«Хозяина нет дома».
Его действительно нет дома. Он ушел. Ушел, оставив нам поистине бесценное наследство – время, в котором мы можем слушать его музыку. Более щедрого завещания не оставляют. Оно – людям, оно – вечно. Не потому ли и выбран фильм «Чайковский» как начало пути по сбору средств тем маленьким чилийцам, кто все еще не имеет ни школ, ни ботинок?!
Хорошо летом, после дождя, босиком бродить по мелким теплым лужам. Но однажды, поймав меня за подобным занятием, моя жена сказала: «Ты как ребенок, право. Будь хорошим и не промочи ноги». Как я мог промочить ноги, если я был босиком?.. Пусть в Чили идут теплые дожди, пусть босиком бегают по теплым лужам маленькие чилийцы, пусть время и забота взрослых подарят им одну из самых больших радостей детства – обновку, пусть пойдут они в школу, сопровождаемые скрипом новых ботинок и материнским напутствием: «Иди, будущее Чили! Учись! Учись жить, побеждать, слушать музыку, быть всегда хорошим и – не промочи ноги». Благодарю вас.
Дотошные эмигранты, свято сохраняя все русское, а особенно слово, сокрушенно сожалели после, что перевод был не только неточным, неполным, но многие мысли, фразы упускались вовсе, вроде их никогда и не было. Очень жаль. Во время перевода я почувствовал его краткость, еще подумалось – какой емкий испанский язык, но что так по-варварски меня сократили – никак не ожидал. Жаль. Очень жаль.
Мое собственное отношение к фильму «Чайковский» более чем сложное. На подобную тему, да с музыкой, полной невысказанной тоски, и с той нежной любовью к композитору, с который мы работали над картиной о нем, мы должны были снять великий фильм. Но ни режиссер, Игорь Таланкин, ни тем более мы, артисты, не могли, были не в силах противостоять немощи, ограниченности и бескрылой заданности сценария, и ожидать другого, лучшего фильма, было бы просто самообманом.
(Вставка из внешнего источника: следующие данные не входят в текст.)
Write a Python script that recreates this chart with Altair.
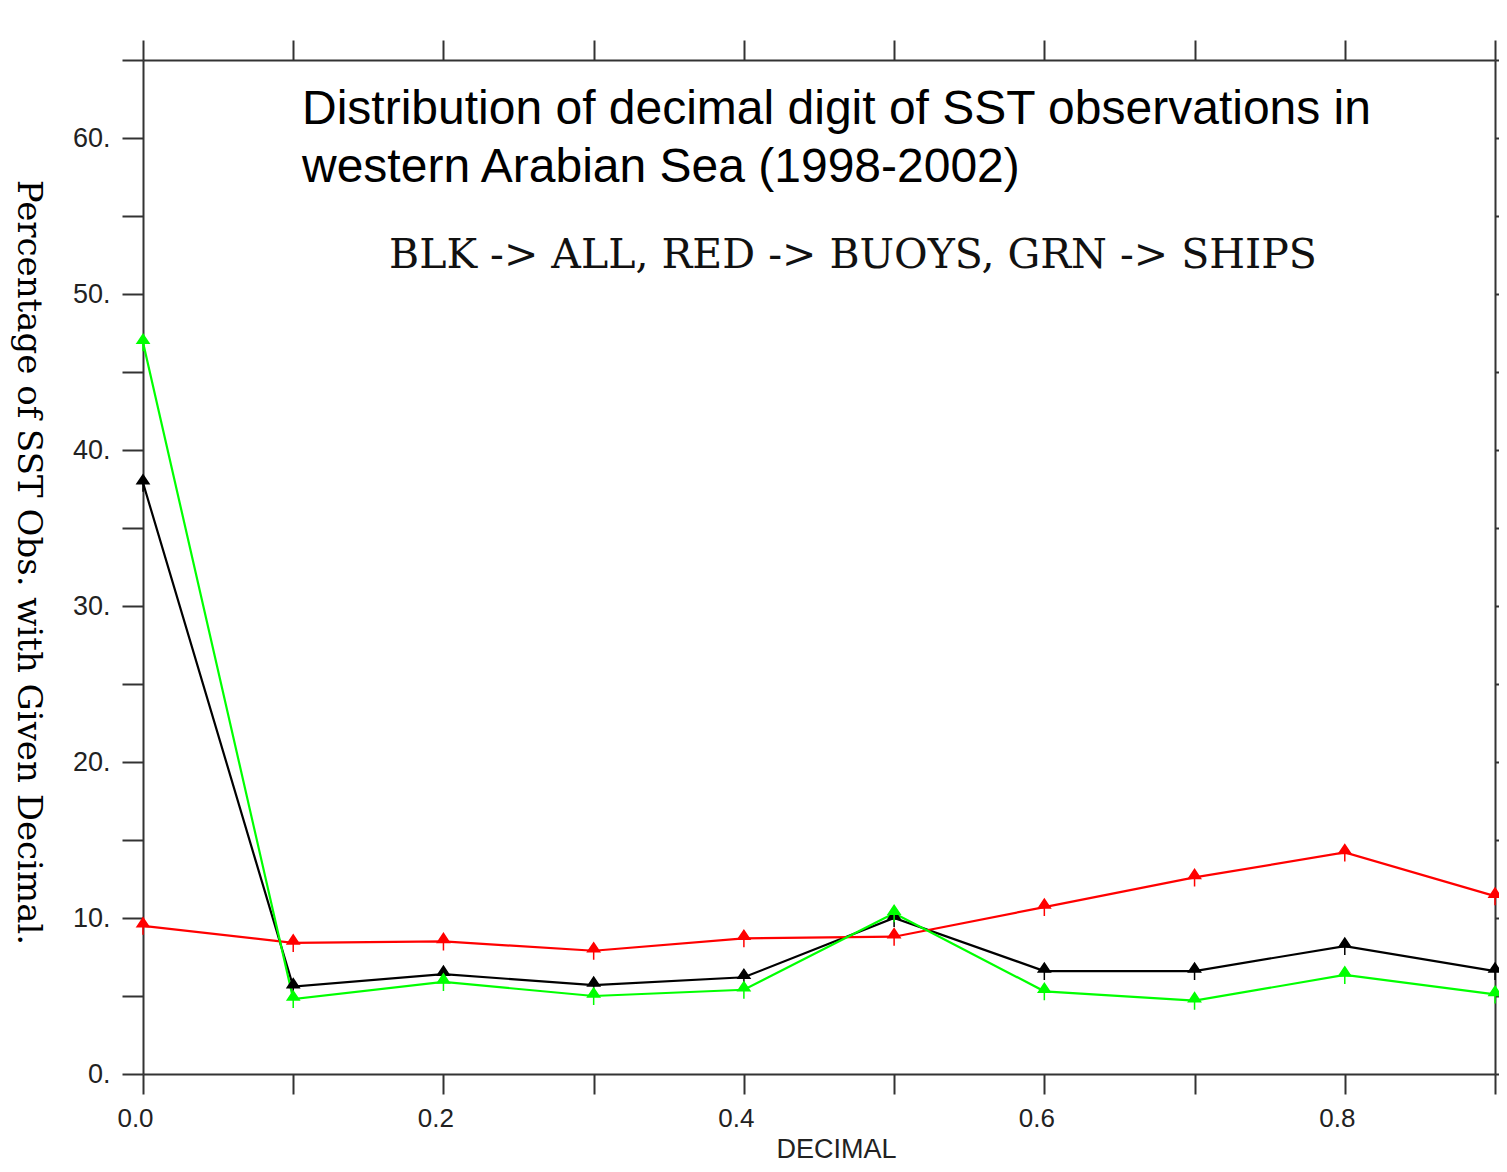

И тем не менее мы прилагали в работе максимум усилий, чтобы хоть как-то выйти из того, как казалось тогда всем нам, безвыходного положения. Впоследствии, когда я бывал на просмотрах нашего фильма, я заметил, что время жестоко оголило все несовершенства того сценария, казалось, оно даже замедлило свой ход и едва ли не останавливалось, чтобы только как можно пристальнее обратить внимание на сценарную несостоятельность… Увы, и это не были те прекрасные мгновения в вечности, которые так тщетно искал, ждал и хотел бы остановить доктор Фауст у Гёте…
Как ни долго тянулось время того просмотра, фильм все же кончился, и сотрудники нашего посольства предложили мне подойти к центральной ложе в надежде поговорить, обменяться впечатлениями. Во время просмотра я не столько смотрел фильм, сколько наблюдал за залом и ложей, и мне казалось, что Альенде оставался равнодушным к происходившему на экране. Желая освободить его от возможной неловкости в оценке фильма, обратившись к нему, я сказал:
– Боюсь, что отнял у вас много времени, товарищ президент.
– Напротив, музыка и живые глаза Чайковского сделали это время прекрасным. Спасибо, товарищи.
Последние слова Альенде сказал по-русски. Мы пошли провожать его и Ортенсию до машины. Я шел за ними и был поражен тем, что он был совсем иным, до странного. Хотя так же приветливо улыбался и отвечал на приветствия, но тяжесть забот, значимость своего высокого, непростого долга перед избравшим его народом вдруг стали очевидными.